There have been several catastrophic failures in the United States involving seam welded piping. Each of these failures involved pipe ruptures and resulted in significant damage to the utilities involved. These failures also have resulted in deaths and personal injuries.
Seam welded piping for installation in critical power plant piping systems has been produced since the early 1940’s by about ten different manufacturers of this pipe, including M. W. Kellogg, Grinnell and ITT Grinnell, Tube Turns, National Annealing Box, Taylor Forge, Teledyne-Irby, and others.
In addition, elbows and other fittings for installation into the same piping systems have also been produced as clam shells by seam welding two half sections together.
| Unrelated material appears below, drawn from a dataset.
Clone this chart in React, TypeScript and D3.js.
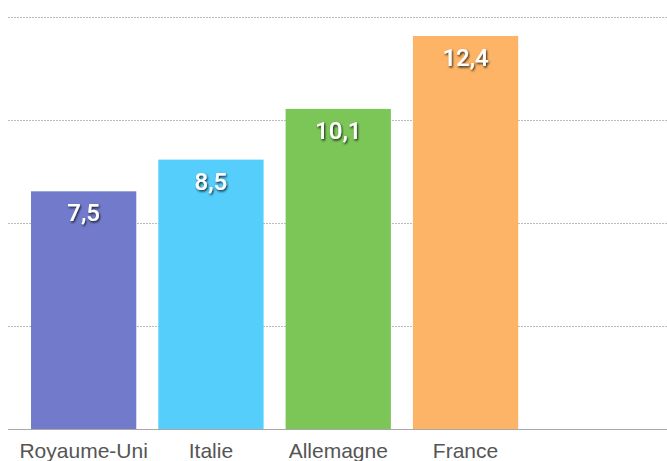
import React from "react";
import * as d3 from "d3";

const categories = ["Royaume-Uni", "Italie", "Allemagne", "France"];
const values = [7.5, 8.5, 10.1, 12.4];
const valueLabels = ["7,5", "8,5", "10,1", "12,4"];
const colors = ["#727BCB", "#55CEFB", "#7CC657", "#FDB466"];
const gridTicks = [3.25, 6.5, 9.75, 13];

const W = 667;
const H = 461;

export default function App() {
  const baseY = 429;
  const y = d3.scaleLinear().domain([0, 13]).range([baseY, 17]);
  const x = d3
    .scaleBand<string>()
    .domain(categories)
    .range([20, 20 + 4 * 127.3])
    .paddingInner(0.173)
    .paddingOuter(0.0865);

  return (
    <svg
      width={W}
      height={H}
      style={{ position: "absolute", left: 0, top: 0, display: "block" }}
      fontFamily="'Liberation Sans', Arial, Helvetica, sans-serif"
    >
      <defs>
        <filter id="ts" x="-20%" y="-20%" width="140%" height="160%">
          <feDropShadow dx="1" dy="1.5" stdDeviation="1" floodColor="#000" floodOpacity="0.8" />
        </filter>
      </defs>
      <rect width={W} height={H} fill="#fff" />
      {gridTicks.map((t) => (
        <line
          key={t}
          x1={8}
          x2={W}
          y1={Math.round(y(t)) + 0.5}
          y2={Math.round(y(t)) + 0.5}
          stroke="#bcbcbc"
          strokeWidth={1}
          strokeDasharray="2,1"
        />
      ))}
      {categories.map((c, i) => (
        <rect
          key={c}
          x={x(c)}
          y={y(values[i])}
          width={x.bandwidth()}
          height={baseY - y(values[i])}
          fill={colors[i]}
        />
      ))}
      <line x1={8} x2={W} y1={baseY + 0.5} y2={baseY + 0.5} stroke="#a8a8a8" strokeWidth={1} />
      {categories.map((c, i) => (
        <text
          key={"v" + c}
          x={(x(c) as number) + x.bandwidth() / 2}
          y={y(values[i]) + 30}
          textAnchor="middle"
          fontSize={24}
          fontWeight={500}
          fontFamily="Roboto, 'Liberation Sans', sans-serif"
          fill="#fff"
          filter="url(#ts)"
        >
          {valueLabels[i]}
        </text>
      ))}
      {categories.map((c) => (
        <text
          key={"l" + c}
          x={(x(c) as number) + x.bandwidth() / 2}
          y={458}
          textAnchor="middle"
          fontSize={21}
          fill="#555"
        >
          {c}
        </text>
      ))}
    </svg>
  );
}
Failures resulting in steam leaks have also occurred in these types of seam welded fittings.
The catastrophic and leak-type failures that have developed in critical piping systems are associated primarily with materials engineering considerations.
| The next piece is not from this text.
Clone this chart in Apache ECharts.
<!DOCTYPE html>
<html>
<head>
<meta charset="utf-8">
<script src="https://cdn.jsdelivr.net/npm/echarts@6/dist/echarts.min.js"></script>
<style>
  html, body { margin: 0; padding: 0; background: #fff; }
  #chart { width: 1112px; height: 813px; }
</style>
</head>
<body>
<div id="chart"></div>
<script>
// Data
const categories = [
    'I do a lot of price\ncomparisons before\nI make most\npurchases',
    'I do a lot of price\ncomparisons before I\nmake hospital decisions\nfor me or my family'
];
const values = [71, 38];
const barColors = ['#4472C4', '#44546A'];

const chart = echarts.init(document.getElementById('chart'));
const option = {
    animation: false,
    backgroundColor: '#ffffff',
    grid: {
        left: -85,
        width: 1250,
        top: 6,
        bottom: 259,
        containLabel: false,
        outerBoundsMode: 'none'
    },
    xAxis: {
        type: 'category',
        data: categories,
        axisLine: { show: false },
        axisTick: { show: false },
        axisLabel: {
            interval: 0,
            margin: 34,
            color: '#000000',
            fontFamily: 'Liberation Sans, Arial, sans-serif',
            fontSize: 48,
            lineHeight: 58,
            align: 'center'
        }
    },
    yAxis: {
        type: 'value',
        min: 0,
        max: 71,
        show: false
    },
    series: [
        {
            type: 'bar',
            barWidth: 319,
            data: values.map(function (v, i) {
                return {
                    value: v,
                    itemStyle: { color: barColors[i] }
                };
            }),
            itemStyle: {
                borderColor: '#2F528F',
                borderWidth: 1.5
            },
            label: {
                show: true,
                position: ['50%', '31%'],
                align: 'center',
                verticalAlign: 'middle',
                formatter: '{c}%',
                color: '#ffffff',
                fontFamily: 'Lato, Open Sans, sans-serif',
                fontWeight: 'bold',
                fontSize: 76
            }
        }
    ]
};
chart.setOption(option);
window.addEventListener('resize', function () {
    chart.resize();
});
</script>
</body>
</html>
Some of the catastrophic failures that have occurred actually developed at low-stress locations in the hot reheat and main steam piping systems involved. In every instance, the failure analyses confirmed that the problems were associated with the piping materials, including the manufacture of the piping, the fabrication of the piping, the procedures used in seam welding of the piping, the effects of preheat and post-heat treatments of the piping, and the erection of the piping. In addition, the effects of the service environments, particularly involving service temperatures, have also, to some degree, affected the conditions and severity of the failures that have occurred.